|Rep. Tammy Baldwin (D-WI) in an LGBT Equality Caucus video for the It Gets Better Project. Image from ItGetsBetter.org; http://www.itgetsbetter.org/video/entry/7577/|
After learning more about the TRIUMPH students, we had a mini discussion on the Healthy People 2020 goals focused on LGBT individuals and an article about healthcare for transgendered individuals.
Next, we listened to the dynamic executive director of Diverse and Resilient, Gary Hollander, present on the Acceptance Journeys project aiming to end homophobia. After extensive research, partnership-building, and collaboration to address the high rates of HIV infection in young African American men who have sex with men, the organization developed the Acceptance Journeys media campaign. Gary shared beautiful stories featured in Acceptance Journeys. Fellow Anneke has been working on the evaluation of this campaign; read more about it here.

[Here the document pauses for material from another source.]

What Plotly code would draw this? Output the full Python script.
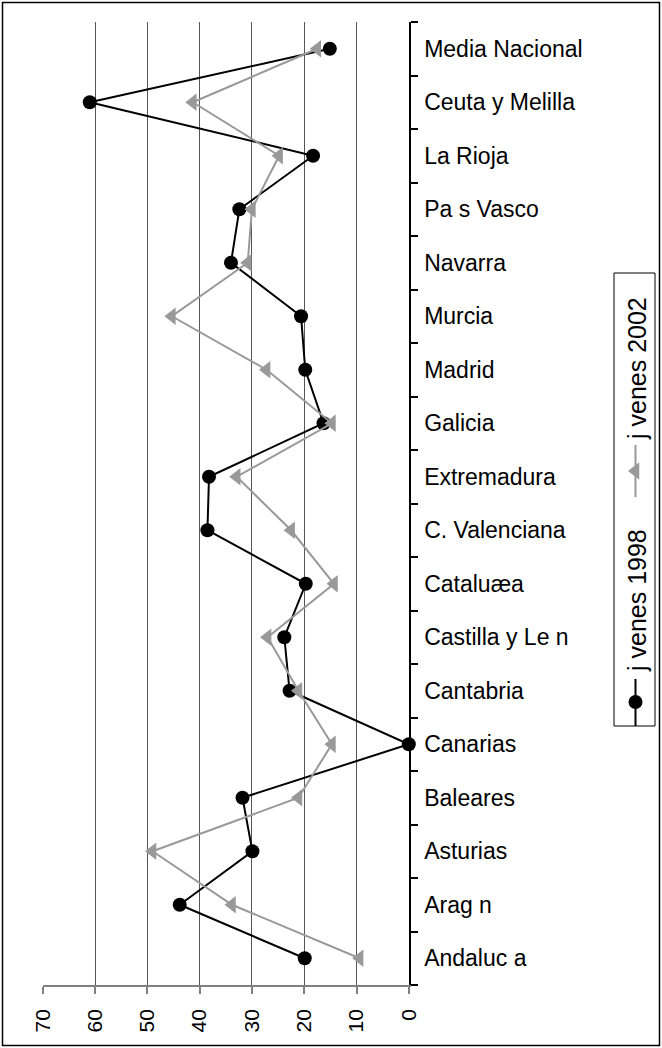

Next up was the Provider Panel at the 16th St. Parkway Clinic. Here, clinicians, social workers, and public health professionals discussed their experiences caring for and working with LGBT individuals. Much of the conversation focused on unique health experiences transgendered individuals face, and how clinicians can increase cultural competence.
We then had the pleasure of speaking with four transgendered and one gay individual about their experiences with the medical system, and life experiences in general. This patient panel, facilitated by Diverse and Resilient's Brenda Coley, was truly a highlight of the day. The panel's willingness to share deeply personal stories enriched everyone's learning experience and understanding. To develop concrete skills in cultural humility, the panel was followed-up with practice interview sessions where the patients pretended to be visiting a clinic with a health problem and the TRIUMPH students/Fellows had to use appropriate language in their interviews.
Paula Tran Inzeo lead the closing discussion and reflections, emphasizing the importance of continuing the conversations and lessons of the day. As public health professionals, we can make important systemic changes in the way healthcare systems, political systems, and society address and value LGBT concerns.